Hillary's Homecoming


The old Methodist Tabernacle on Martha's Vineyard was transformed into a high temple of liberalism on Saturday evening when Hillary Clinton came to address her core constituency. The Vineyard has become a campaign crossroads this week, with John Edwards passing through just before Hillary, and Barack Obama zooming in just afterwards. But Hillary's event had by far the highest profile, selling more than 2,000 tickets at $50 each, while Edwards ran a much smaller fundraiser, and Obama has limited himself to an exclusive, $1000 per person function.

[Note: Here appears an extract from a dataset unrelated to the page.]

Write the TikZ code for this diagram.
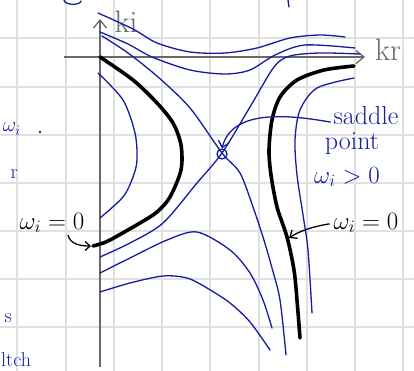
\documentclass[tikz,border=0pt]{standalone}
\usepackage{fontspec}
\usetikzlibrary{arrows.meta}
\definecolor{hblue}{RGB}{20,28,160}
\definecolor{axisgray}{RGB}{105,105,105}
\definecolor{gridgray}{RGB}{224,224,224}
\begin{document}
\begin{tikzpicture}[x=1pt,y=-1pt,
  bluecurve/.style={hblue,line width=1.3pt,line cap=round,line join=round},
  blackcurve/.style={black,line width=3.6pt,line cap=round,line join=round},
  axisline/.style={axisgray,line width=1.4pt},
  gridline/.style={gridgray,line width=1.6pt},
  lbl/.style={font=\fontsize{23}{23}\selectfont,inner sep=0pt},
  txtlbl/.style={font=\fontsize{26}{26}\selectfont,inner sep=0pt,text=hblue},
  axlbl/.style={font=\fontsize{31}{31}\selectfont,inner sep=0pt,text=axisgray},
  frag/.style={font=\fontsize{20}{20}\selectfont,inner sep=0pt,text=hblue},
  barb/.style={-{Straight Barb[length=8pt,width=13pt,line width=1.3pt]}},
]
\useasboundingbox (0,0) rectangle (414,371);
\clip (0,0) rectangle (414,371);
\fill[white] (0,0) rectangle (414,371);
% grid paper
\foreach \x in {17,66,114,162,210,259,307,355,403} \draw[gridline] (\x,0) -- (\x,371);
\foreach \y in {38,87,135,183,231,279,327} \draw[gridline] (0,\y) -- (414,\y);

% axes
\coordinate (ytop) at (100,19);
\coordinate (ybot) at (100,367);
\coordinate (xleft) at (64,57);
\coordinate (xright) at (365,57);
\draw[axisline,barb] (ybot) -- (ytop);
\draw[axisline,barb] (xleft) -- (xright);
\node[axlbl] (ki) at (126,22) {ki};
\node[axlbl] (kr) at (388,50) {kr};

% blue contours
\draw[bluecurve] plot[smooth] coordinates {(98,13) (133,29) (157,43) (190,52) (225,53) (257,48) (290,38) (320,35) (345,37)};
\draw[bluecurve] plot[smooth] coordinates {(100,32) (128,44) (152,57) (190,70) (225,74) (250,70) (275,55) (305,45) (355,48)};
\draw[bluecurve] plot[smooth] coordinates {(100,257) (130,243) (163,223) (197,183) (222,153) (250,107) (274,67) (290,56) (320,53) (360,54)};
\draw[bluecurve] plot[smooth] coordinates {(102,36) (128,53) (158,77) (190,108) (222,153) (240,173) (253,207) (263,237) (272,268) (280,300) (286,355)};
\draw[bluecurve] plot[smooth] coordinates {(100,273) (130,258) (167,240) (197,232) (230,250) (250,273) (263,300) (272,328)};
\draw[bluecurve] plot[smooth] coordinates {(100,292) (130,283) (163,276) (187,278) (207,288) (230,303) (250,322) (270,350)};
\draw[bluecurve] plot[smooth] coordinates {(98,73) (123,100) (135,133) (137,160) (133,177) (123,197) (100,218)};
\draw[bluecurve] plot[smooth] coordinates {(354,78) (317,88) (300,110) (295,140) (297,175) (303,215) (308,250) (312,313)};

% black omega_i = 0 curves
\draw[blackcurve] plot[smooth] coordinates {(100,57) (133,80) (157,103) (173,123) (181,145) (181,170) (170,197) (157,212) (140,223) (110,240) (100,244) (93,246)};
\draw[blackcurve] plot[smooth] coordinates {(354,66) (324,70) (297,80) (280,97) (272,120) (269,150) (271,175) (277,207) (287,237) (294,270) (297,300) (300,338)};

% saddle point
\node[circle,draw=hblue,line width=1.3pt,minimum size=10pt,inner sep=0pt] (saddle) at (222,154) {};
\node[txtlbl,anchor=base] (sad) at (366,125) {saddle};
\node[txtlbl,anchor=base] (pt) at (352,150) {point};
\node[lbl,text=hblue,anchor=base] (wpos) at (347,183) {$\omega_i>0$};
\draw[bluecurve,-{Straight Barb[length=6pt,width=11pt,line width=1.3pt]}]
  (sad.west) ++(-3,6) .. controls (285,114) and (232,110) .. (saddle.north);

% omega_i = 0 labels
\node[lbl,anchor=base] (wl) at (52,229) {$\omega_i=0$};
\coordinate (bL) at (91,246);
\draw[line width=1.3pt,-{Straight Barb[length=5pt,width=9pt,line width=1.3pt]}]
  (68,235) .. controls (70,244) and (80,246) .. (bL);
\node[lbl,anchor=base] (wr) at (366,229) {$\omega_i=0$};
\coordinate (bR) at (289,238);
\draw[line width=1.3pt,-{Straight Barb[length=6pt,width=10pt,line width=1.3pt]}]
  (wr.west) ++(-4,1) .. controls (310,227) and (298,232) .. (bR);

% fragments of neighbouring handwriting
\node[frag,anchor=east] (f1) at (21,129) {$\omega_i$};
\fill[hblue] (40,132) circle[radius=1.4pt];
\node[frag,anchor=east] (f2) at (18,174) {r};
\node[frag,anchor=east] (f3) at (12,318) {s};
\node[frag,anchor=base west] (f4) at (1,366) {ltch};
\draw[bluecurve] (64,0) .. controls (64,5) and (80,6) .. (81,1);
\draw[bluecurve] (288,0) -- (289,7);
\end{tikzpicture}
\end{document}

Still, it's hard to say just how many of the spectators at the Tabernacle came out of real devotion to the candidate, and how many came to see Ted Danson and Mary Steenburgen, hear Carly Simon sing with her two children by James Taylor, listen nostalgically to a speech by Bill Clinton, and gawk at all the other celebrities on hand, from Vernon Jordan to Caroline Kennedy Schlossberg. I certainly fell into the second category. In fact, given the ridiculously inflated prices on this gilded island (where a child's hamburger and fries can cost $20), it wasn't a bad way to spend fifty bucks.

Still, it really would have been hard for Hillary to find a more sympathetic audience than this collection of wealthy, largely middle-aged liberals, on their annual retreat from the rigors of life in Cambridge, Hollywood and the Upper West Side. Well over half of them were women. Hillary herself, referring to her many vacations on the Vineyard with Bill, referred to the visit as a "homecoming." But for all this, she generated surprisingly little electricity. The only line which really got people to their feet and cheering was when she said how excited she would be to become the first female president. Beyond that, the laundry list of familiar positions on health care, energy, the environment, New Orleans and Iraq elicited strong applause, but little more. Hillary speaks clearly, crisply, with obvious conviction and without notes, and displays an intelligence which seems all the more desirable in the seventh Year of W. But if she couldn't get these people, of all people, genuinely excited, how well is she likely to do with the sort of voters who don't summer on Martha's Vineyard? Her success in New York state politics is not necessarily a good indicator here--voting for a president is a much more emotional matter than voting for one of a hundred senators. And it was all too easy to imagine that in a televised debate, a few well-rehearsed faux-folksy zingers from the likes of Fred Thompson could punch straight through the armor of her knowledge and verbal fluency. Overall, the event left me less enthused about the Democrats' chances if Hillary gets the nomination.